JiggeryPokery - Saturday, August 6, 2016 - link
You don't seem to have the slightest idea what you're talking about, this is just about tile based rendering, there's nothing dodgy or underhanded about it, it's just another technique for rendering that has it's own benefits and drawbacks. TBR has been around for many years and is even used today by numerous mobile gfx chips from the likes of ARM and PowerVR.
versesuvius - Saturday, August 6, 2016 - link
Oh, yes. Now I remember. Thank you.
Scali - Saturday, August 6, 2016 - link
"You say Nvidia has found a way that makes tiling possible without the programmer knowing anything about it."

As JiggeryPokery already said, tile-based rendering has been around for ages. Intel has done it, ARM does it, Imagination Tech (PowerVR) does it, and even AMD has some form of tile-rendering.

"Where is it? In the hardware?"

Yes, it is in the hardware, which you could have seen if you bothered to check out the patent linked above: https://www.google.com/patents/US20140118366

"Does it cooperate with other parts of the system? You don't know."

Erm, what kind of questions are these even? Maxwell has been on the market for about 2 years, and runs all Direct3D, OpenGL and Vulkan software you throw at it, from Windows or linux. Obviously it works just fine, people didn't even notice anything unusual going on, because as already said: the implementation works transparently to the API and applications (so to 'other parts of the system').

"Your attitude only helps Nvidia to get away with what is clearly another of its unsavory practices."

How exactly is this even unsavoury? To the end user it works the same as older nVidia GPUs or AMD GPUs, it just makes it a bit more efficient, yielding higher performance and lower power consumption. Sounds like a win-win to me.

"But Nvidia will have to answer for it sooner or later."

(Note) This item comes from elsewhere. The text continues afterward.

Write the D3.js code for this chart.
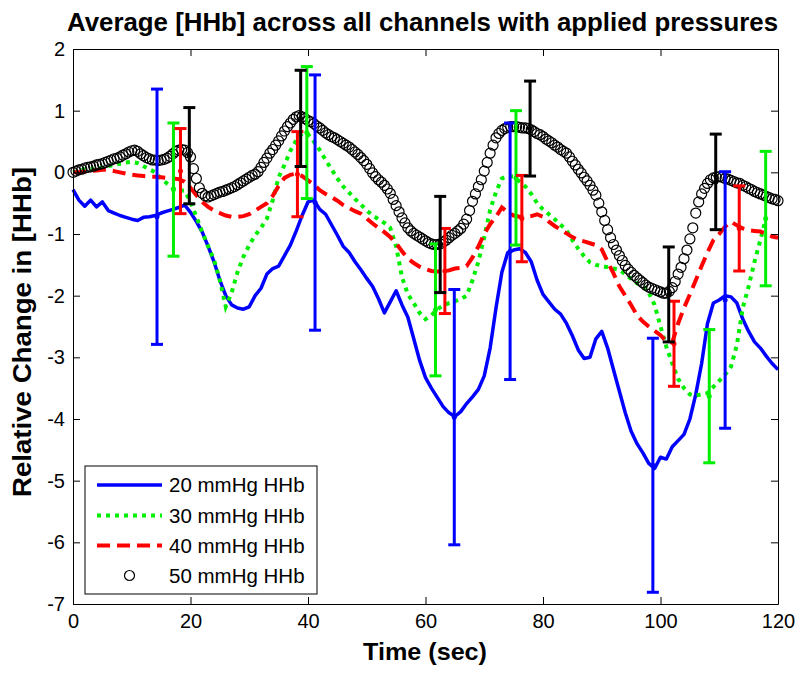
<!DOCTYPE html>
<html>
<head>
<meta charset="utf-8">
<script src="https://cdn.jsdelivr.net/npm/d3@7/dist/d3.min.js"></script>
<style>
  body { margin: 0; background: #fff; }
  text { font-family: "Liberation Sans", Arial, Helvetica, sans-serif; fill: #000; }
</style>
</head>
<body>
<script>
// ---------------- DATA ----------------
const titleText = "Average [HHb] across all channels with applied pressures";
const xLabel = "Time (sec)";
const yLabel = "Relative Change in [HHb]";
const xTicks = [0, 20, 40, 60, 80, 100, 120];
const yTicks = [2, 1, 0, -1, -2, -3, -4, -5, -6, -7];
const seriesNames = ["20 mmHg HHb", "30 mmHg HHb", "40 mmHg HHb", "50 mmHg HHb"];

// line series sampled every 1 s starting at 0 s
const lineStart = 0, lineStep = 1;
const blue20 = [-0.28,-0.45,-0.55,-0.45,-0.56,-0.48,-0.62,-0.66,-0.70,-0.73,
 -0.76,-0.78,-0.73,-0.72,-0.70,-0.66,-0.63,-0.60,-0.57,-0.53,
 -0.65,-0.80,-0.97,-1.20,-1.45,-1.75,-2.00,-2.15,-2.20,-2.22,
 -2.18,-2.00,-1.88,-1.65,-1.56,-1.52,-1.35,-1.18,-0.95,-0.70,
 -0.48,-0.45,-0.60,-0.68,-0.85,-1.02,-1.20,-1.30,-1.45,-1.58,
 -1.72,-1.85,-2.05,-2.28,-2.10,-1.92,-2.15,-2.35,-2.70,-3.05,
 -3.33,-3.50,-3.65,-3.80,-3.90,-3.96,-3.88,-3.75,-3.64,-3.52,
 -3.30,-2.85,-2.20,-1.62,-1.30,-1.26,-1.24,-1.30,-1.45,-1.75,
 -1.98,-2.10,-2.22,-2.30,-2.45,-2.65,-2.88,-3.02,-3.00,-2.70,
 -2.58,-2.85,-3.20,-3.55,-3.90,-4.20,-4.40,-4.55,-4.72,-4.80,
 -4.62,-4.65,-4.45,-4.35,-4.25,-4.00,-3.60,-3.10,-2.45,-2.12,
 -2.07,-2.00,-2.02,-2.12,-2.38,-2.58,-2.75,-2.85,-2.98,-3.10,
 -3.20];
const green30 = [0.00,0.02,0.05,0.05,0.06,0.08,0.10,0.12,0.14,0.16,
 0.17,0.15,0.10,0.05,0.00,-0.10,-0.18,-0.26,-0.29,-0.30,
 -0.48,-0.72,-0.97,-1.20,-1.42,-1.75,-2.18,-1.95,-1.62,-1.37,
 -1.18,-1.02,-0.90,-0.75,-0.45,-0.08,0.12,0.35,0.52,0.63,
 0.62,0.50,0.36,0.20,0.05,-0.10,-0.23,-0.33,-0.43,-0.52,
 -0.62,-0.70,-0.76,-0.82,-0.90,-1.20,-1.70,-1.98,-2.12,-2.28,
 -2.38,-2.32,-2.22,-2.16,-2.12,-2.09,-2.06,-2.00,-1.75,-1.45,
 -1.05,-0.61,-0.32,-0.10,-0.06,-0.07,-0.15,-0.23,-0.35,-0.50,
 -0.60,-0.68,-0.76,-0.85,-0.94,-1.10,-1.24,-1.36,-1.46,-1.50,
 -1.52,-1.54,-1.56,-1.58,-1.65,-1.73,-1.80,-1.84,-1.95,-2.15,
 -2.50,-2.83,-3.10,-3.35,-3.50,-3.60,-3.62,-3.60,-3.58,-3.48,
 -3.38,-3.28,-3.15,-2.80,-2.20,-1.85,-1.45,-1.10,-0.72];
const red40 = [0.00,0.00,0.01,0.02,0.03,0.04,0.04,0.02,0.00,-0.02,
 -0.04,-0.05,-0.06,-0.07,-0.07,-0.08,-0.09,-0.10,-0.11,-0.15,
 -0.25,-0.37,-0.48,-0.56,-0.62,-0.66,-0.70,-0.72,-0.72,-0.71,
 -0.68,-0.62,-0.56,-0.50,-0.38,-0.22,-0.09,-0.04,-0.02,-0.06,
 -0.13,-0.20,-0.29,-0.35,-0.40,-0.46,-0.53,-0.58,-0.63,-0.67,
 -0.75,-0.83,-0.90,-0.97,-1.05,-1.15,-1.28,-1.40,-1.47,-1.53,
 -1.57,-1.60,-1.61,-1.61,-1.59,-1.56,-1.55,-1.52,-1.38,-1.20,
 -1.00,-0.84,-0.72,-0.57,-0.65,-0.70,-0.72,-0.72,-0.71,-0.68,
 -0.72,-0.80,-0.87,-0.93,-0.99,-1.05,-1.10,-1.12,-1.15,-1.18,
 -1.25,-1.45,-1.64,-1.85,-2.00,-2.15,-2.32,-2.42,-2.50,-2.57,
 -2.64,-2.74,-2.76,-2.45,-2.20,-1.98,-1.75,-1.52,-1.30,-1.10,
 -1.00,-0.88,-0.80,-0.86,-0.91,-0.94,-0.95,-0.96,-1.00,-1.04,
 -1.06];

// circle series sampled every 0.5 s starting at 0 s
const circStart = 0, circStep = 0.5;
const black50 = [0.00,0.02,0.04,0.05,0.07,0.08,0.09,0.10,0.12,0.13,
 0.14,0.16,0.18,0.20,0.22,0.23,0.25,0.28,0.30,0.33,
 0.35,0.36,0.34,0.30,0.27,0.24,0.22,0.20,0.20,0.19,
 0.20,0.21,0.23,0.26,0.30,0.34,0.36,0.37,0.36,0.32,
 0.25,0.06,-0.10,-0.25,-0.34,-0.38,-0.40,-0.38,-0.36,-0.34,
 -0.32,-0.31,-0.29,-0.27,-0.25,-0.23,-0.20,-0.17,-0.14,-0.11,
 -0.08,-0.05,-0.03,0.01,0.08,0.16,0.23,0.31,0.37,0.44,
 0.51,0.59,0.67,0.74,0.80,0.86,0.90,0.92,0.90,0.87,
 0.84,0.82,0.79,0.75,0.72,0.68,0.64,0.61,0.58,0.56,
 0.53,0.50,0.47,0.44,0.41,0.37,0.33,0.29,0.24,0.19,
 0.13,0.06,-0.01,-0.07,-0.12,-0.16,-0.21,-0.27,-0.34,-0.44,
 -0.54,-0.64,-0.74,-0.82,-0.90,-0.95,-0.99,-1.02,-1.05,-1.08,
 -1.11,-1.14,-1.16,-1.17,-1.17,-1.16,-1.13,-1.10,-1.06,-1.02,
 -0.99,-0.95,-0.91,-0.84,-0.76,-0.62,-0.47,-0.35,-0.23,-0.12,
 0.02,0.16,0.31,0.44,0.56,0.63,0.68,0.71,0.73,0.74,
 0.74,0.74,0.73,0.72,0.72,0.71,0.69,0.66,0.63,0.61,
 0.58,0.54,0.51,0.48,0.44,0.41,0.37,0.34,0.31,0.25,
 0.18,0.12,0.05,-0.01,-0.08,-0.14,-0.21,-0.29,-0.37,-0.50,
 -0.64,-0.78,-0.93,-1.06,-1.17,-1.26,-1.35,-1.43,-1.51,-1.57,
 -1.62,-1.67,-1.71,-1.75,-1.79,-1.83,-1.86,-1.88,-1.90,-1.92,
 -1.94,-1.96,-1.96,-1.93,-1.87,-1.77,-1.65,-1.54,-1.40,-1.26,
 -1.08,-0.90,-0.66,-0.48,-0.35,-0.26,-0.18,-0.12,-0.09,-0.08,
 -0.07,-0.08,-0.10,-0.11,-0.13,-0.15,-0.17,-0.18,-0.21,-0.23,
 -0.26,-0.28,-0.31,-0.33,-0.35,-0.37,-0.39,-0.41,-0.43,-0.44,
 -0.46];

// error bars: x position, mean, half-length
const blueErrX    = [14.3, 41.2, 64.9, 74.4, 98.7, 111.0];
const blueErrMean = [-0.72, -0.49, -3.97, -1.28, -4.75, -2.07];
const blueErrHalf = [2.07, 2.07, 2.07, 2.08, 2.06, 2.08];
const greenErrX    = [17.1, 39.8, 61.7, 75.4, 108.3, 117.9];
const greenErrMean = [-0.28, 0.645, -2.23, -0.09, -3.63, -0.75];
const greenErrHalf = [1.08, 1.07, 1.07, 1.09, 1.08, 1.09];
const redErrX    = [18.3, 38.2, 63.3, 76.4, 102.3, 113.4];
const redErrMean = [0.02, -0.03, -1.60, -0.75, -2.78, -0.91];
const redErrHalf = [0.69, 0.69, 0.69, 0.70, 0.69, 0.69];
const blackErrX    = [19.8, 38.75, 62.5, 77.8, 101.4, 109.4];
const blackErrMean = [0.27, 0.875, -1.17, 0.71, -1.98, -0.155];
const blackErrHalf = [0.78, 0.78, 0.78, 0.77, 0.77, 0.775];

// ---------------- DRAW ----------------
const W = 800, H = 677;
const svg = d3.select("body").append("svg").attr("width", W).attr("height", H);

const x = d3.scaleLinear().domain([0, 120]).range([73, 778]);
const y = d3.scaleLinear().domain([-7, 2]).range([604, 49]);

const toPts = (vals, start, step) => vals.map((v, i) => ({ t: start + i * step, v }));

const colors = { blue: "#0000ff", green: "#00ee00", red: "#ff0000", black: "#000000" };

const line = d3.line().x(d => x(d.t)).y(d => y(d.v));

const plot = svg.append("g");

plot.append("path").datum(toPts(blue20, lineStart, lineStep))
  .attr("d", line).attr("fill", "none").attr("stroke", colors.blue)
  .attr("stroke-width", 3.5).attr("stroke-linejoin", "round");

plot.append("path").datum(toPts(green30, lineStart, lineStep))
  .attr("d", line).attr("fill", "none").attr("stroke", colors.green)
  .attr("stroke-width", 4).attr("stroke-dasharray", "4,5");

plot.append("path").datum(toPts(red40, lineStart, lineStep))
  .attr("d", line).attr("fill", "none").attr("stroke", colors.red)
  .attr("stroke-width", 4).attr("stroke-dasharray", "13,7");

plot.append("g").selectAll("circle").data(toPts(black50, circStart, circStep))
  .join("circle")
  .attr("cx", d => x(d.t)).attr("cy", d => y(d.v)).attr("r", 5)
  .attr("fill", "none").attr("stroke", "#000").attr("stroke-width", 1.2);

function errorBars(xs, means, halfs, color) {
  const data = xs.map((t, i) => ({ t, m: means[i], h: halfs[i] }));
  const g = plot.append("g").attr("stroke", color).attr("stroke-width", 3).attr("fill", color);
  const cap = 6;
  g.selectAll(".v").data(data).join("line")
    .attr("x1", d => x(d.t)).attr("x2", d => x(d.t))
    .attr("y1", d => y(d.m + d.h)).attr("y2", d => y(d.m - d.h));
  g.selectAll(".top").data(data).join("line")
    .attr("x1", d => x(d.t) - cap).attr("x2", d => x(d.t) + cap)
    .attr("y1", d => y(d.m + d.h)).attr("y2", d => y(d.m + d.h));
  g.selectAll(".bot").data(data).join("line")
    .attr("x1", d => x(d.t) - cap).attr("x2", d => x(d.t) + cap)
    .attr("y1", d => y(d.m - d.h)).attr("y2", d => y(d.m - d.h));
  g.selectAll("circle").data(data).join("circle")
    .attr("cx", d => x(d.t)).attr("cy", d => y(d.m)).attr("r", 2.5).attr("stroke", "none");
}
errorBars(blueErrX, blueErrMean, blueErrHalf, colors.blue);
errorBars(greenErrX, greenErrMean, greenErrHalf, colors.green);
errorBars(redErrX, redErrMean, redErrHalf, colors.red);
errorBars(blackErrX, blackErrMean, blackErrHalf, colors.black);

// ---------------- AXES ----------------
const tickLen = 7;
const fmt = d => String(d);
const axB = svg.append("g").attr("transform", `translate(0,${y(-7)})`)
  .call(d3.axisBottom(x).tickValues(xTicks).tickFormat(fmt).tickSizeInner(-tickLen).tickSizeOuter(0).tickPadding(10));
const axT = svg.append("g").attr("transform", `translate(0,${y(2)})`)
  .call(d3.axisTop(x).tickValues(xTicks).tickFormat("").tickSizeInner(-tickLen).tickSizeOuter(0));
const axL = svg.append("g").attr("transform", `translate(${x(0)},0)`)
  .call(d3.axisLeft(y).tickValues(yTicks).tickFormat(fmt).tickSizeInner(-tickLen).tickSizeOuter(0).tickPadding(8));
const axR = svg.append("g").attr("transform", `translate(${x(120)},0)`)
  .call(d3.axisRight(y).tickValues(yTicks).tickFormat("").tickSizeInner(-tickLen).tickSizeOuter(0));

[axB, axT, axL, axR].forEach(a => {
  a.selectAll("path,line").attr("stroke", "#000").attr("stroke-width", 1);
  a.selectAll("text").attr("font-size", 20).attr("fill", "#000")
    .style("font-family", '"Liberation Sans", Arial, sans-serif');
});
// hide the tick marks at the box corners (MATLAB draws box edges there)
// ---------------- LEGEND ----------------
const lg = svg.append("g");
lg.append("rect").attr("x", 85).attr("y", 466).attr("width", 232).attr("height", 128)
  .attr("fill", "#fff").attr("stroke", "#000").attr("stroke-width", 1);
const rowY = [485, 515.5, 545.5, 575.5];
const lx1 = 97, lx2 = 162;
lg.append("line").attr("x1", lx1).attr("x2", lx2).attr("y1", rowY[0]).attr("y2", rowY[0])
  .attr("stroke", colors.blue).attr("stroke-width", 3.5);
lg.append("line").attr("x1", lx1).attr("x2", lx2).attr("y1", rowY[1]).attr("y2", rowY[1])
  .attr("stroke", colors.green).attr("stroke-width", 4).attr("stroke-dasharray", "4,5");
lg.append("line").attr("x1", lx1).attr("x2", lx2).attr("y1", rowY[2]).attr("y2", rowY[2])
  .attr("stroke", colors.red).attr("stroke-width", 4).attr("stroke-dasharray", "13,7");
lg.append("circle").attr("cx", (lx1 + lx2) / 2).attr("cy", rowY[3]).attr("r", 5)
  .attr("fill", "none").attr("stroke", "#000").attr("stroke-width", 1.2);
lg.selectAll("text.lt").data(seriesNames).join("text")
  .attr("x", 169).attr("y", (d, i) => rowY[i]).attr("dy", "0.35em")
  .attr("font-size", 20.5).text(d => d);

// ---------------- TITLES ----------------
svg.append("text").attr("x", 422.5).attr("y", 31).attr("text-anchor", "middle")
  .attr("font-size", 25).attr("font-weight", "bold")
  .attr("textLength", 711).attr("lengthAdjust", "spacingAndGlyphs").text(titleText);
svg.append("text").attr("x", 425).attr("y", 660).attr("text-anchor", "middle")
  .attr("font-size", 24).attr("font-weight", "bold")
  .attr("textLength", 124).attr("lengthAdjust", "spacingAndGlyphs").text(xLabel);
svg.append("text").attr("transform", "translate(31,332) rotate(-90)").attr("text-anchor", "middle")
  .attr("font-size", 26).attr("font-weight", "bold")
  .attr("textLength", 330).attr("lengthAdjust", "spacingAndGlyphs").text(yLabel);
</script>
</body>
</html>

For what? Making GPUs with the highest performance and best performance-per-watt?
versesuvius - Saturday, August 6, 2016 - link
Because while all those companies have been using it or working on it and have not been quiet about this, Nvidia has kept quiet about this. If it is a trade secret, why everybody else has talked openly about it and applied for patents for the technology while Nvidia has not? Is it not naming the devil so its competitor will not know and then try to do it and remove the advantage that Nvidia has over it? Hardly. As you say a lot of people have known about this and have been using this technique, even Google, again a software company. I also wonder why no one has put the question to Nvidia after this discovery either. This is intriguing stuff, but not only Nvidia but also all the tech sites have forgotten about it. It is transparent to API but that does not mean that programmers cannot make some good use of it purposefully. Why Nvidia is quiet about it? Is there shame in applying for such valuable patent? Is there shame in announcing their prowess and how much they are ahead of the game? Of course not. The thing is that there are people like you who find honor in what Nvidia is doing, and Nvidia has perhaps always counted on that and thus developed into what it is now.

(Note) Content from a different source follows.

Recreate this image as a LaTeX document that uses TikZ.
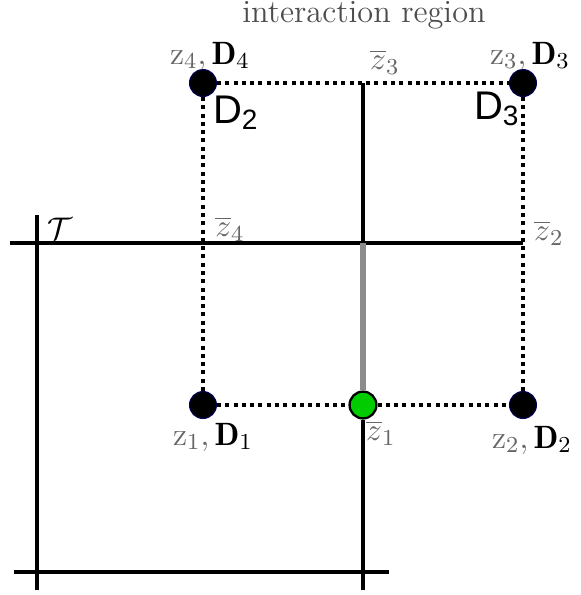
\documentclass[tikz,border=0pt]{standalone}
\usepackage{amsmath,amssymb}
\usepackage{fontspec}
\newfontfamily\sanslabel{Liberation Sans}
\usepackage{tikz}

\begin{document}
\begin{tikzpicture}[x=.35pt,y=-.35pt,line width=1.25pt,
  font=\fontsize{11.3}{13}\selectfont,
  dotline/.style={line width=1.4pt,dash pattern=on 1.4pt off 1.5pt},
  vertex/.style={circle,draw=black!70!blue,line width=.4pt,fill=black,minimum size=9.4pt,inner sep=0pt},
  hit/.style={circle,draw=black,line width=.8pt,fill=green!80!black,minimum size=9.4pt,inner sep=0pt},
  lbl/.style={inner sep=1pt,text=black!60}]
  \useasboundingbox (0,0) rectangle (580,595);
  % Eckpunkte des Wechselwirkungsgebiets
  \node[vertex] (z4) at (203,83) {};
  \node[vertex] (z3) at (523,83) {};
  \node[vertex] (z1) at (203,405) {};
  \node[vertex] (z2) at (523,405) {};
  \node[hit] (zb1) at (363,405) {};
  \coordinate (zb3) at (363,83);
  \coordinate (zb4) at (203,243);
  \coordinate (zb2) at (523,243);
  \coordinate (cross) at (363,243);
  % Gitterlinien
  \draw (10,243) -- (zb4) -- (cross) -- (zb2);
  \draw (37,215) -- (37,590);
  \draw (14,572) -- (389,572);
  \draw (zb1) -- (363,590);
  \draw (zb3) -- (cross);
  \draw[line width=2.2pt,black!45] (cross) -- (zb1);
  % gepunkteter Rand
  \draw[dotline] (z4) -- (zb3) -- (z3);
  \draw[dotline] (z1) -- (zb1) -- (z2);
  \draw[dotline] (z4) -- (z1);
  \draw[dotline] (z3) -- (z2);
  % Beschriftungen
  \node[lbl,text=black!70] (title) at (364,15) {interaction region};
  \node[lbl] (l4) at (210,56) {$\mathrm{z}_4,\textcolor{black}{\mathbf{D}_4}$};
  \node[lbl] (l3) at (530,56) {$\mathrm{z}_3,\textcolor{black}{\mathbf{D}_3}$};
  \node[lbl] (l1) at (213,437) {$\mathrm{z}_1,\textcolor{black}{\mathbf{D}_1}$};
  \node[lbl] (l2) at (532,440) {$\mathrm{z}_2,\textcolor{black}{\mathbf{D}_2}$};
  \node[lbl] (lb3) at (385,62) {$\overline{z}_3$};
  \node[lbl] (lb4) at (230,229) {$\overline{z}_4$};
  \node[lbl] (lb2) at (549,233) {$\overline{z}_2$};
  \node[lbl] (lb1) at (381,433) {$\overline{z}_1$};
  \node[inner sep=1pt] (tau) at (60,229) {$\mathcal{T}$};
  \node[inner sep=1pt,font=\fontsize{14}{16}\selectfont] (d2) at (236,113) {\sanslabel D$_{\text{\sanslabel 2}}$};
  \node[inner sep=1pt,font=\fontsize{14}{16}\selectfont] (d3) at (497,109) {\sanslabel D$_{\text{\sanslabel 3}}$};
\end{tikzpicture}
\end{document}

As for the Google patent, it sounds like bullshit to me. More like something filed by a patent troll.
Scali - Saturday, August 6, 2016 - link
"As for the Google patent, it sounds like bullshit to me. More like something filed by a patent troll."

Google just provides a service to search and view patents.
If you bother to look, you see that it links directly to the US Patent Office. It's the real thing.
I think I know who is doing the trolling here...
versesuvius - Sunday, August 7, 2016 - link
If you say so. Problems was and is, that I am posting from Iran, and since we are under so many American sanctions, including the sanctions that Google on the behest of the US government has put on us that the page does not load completely. Different parts of the page are fetched from different servers, and some of those servers may be shut out to traffics to and from Iran, and some are filtered out by Google due to sanctions. The nastiest one is when the style sheet is missing. However, the abstract came through and still sounds like bullshit, or given American patent system maybe a defense against other patents.

On the other hand, you who are obviously under no such sanctions have not come up with any explanations as to why Nvidia is so quiet about this technology, while everybody else has been quite clear about it. And while you are on it, (at the risk of violating the righteous, mighty, whatever American government), who did file that patent?
Scali - Sunday, August 7, 2016 - link
"Problems was and is, that I am posting from Iran"

You're funny. Apparently you cannot even access all the information that is around on the internet, yet you post with an arrogant and all-knowing attitude, and sling all sorts of accusations around, which you can't possibly base on proper information, since you cannot access this information.
A normal person would not hold and defend strong opinions about things they know too little of. In fact, they'd say upfront that they do not have access to this information, or have not researched the topic in-depth.

"On the other hand, you who are obviously under no such sanctions have not come up with any explanations as to why Nvidia is so quiet about this technology, while everybody else has been quite clear about it."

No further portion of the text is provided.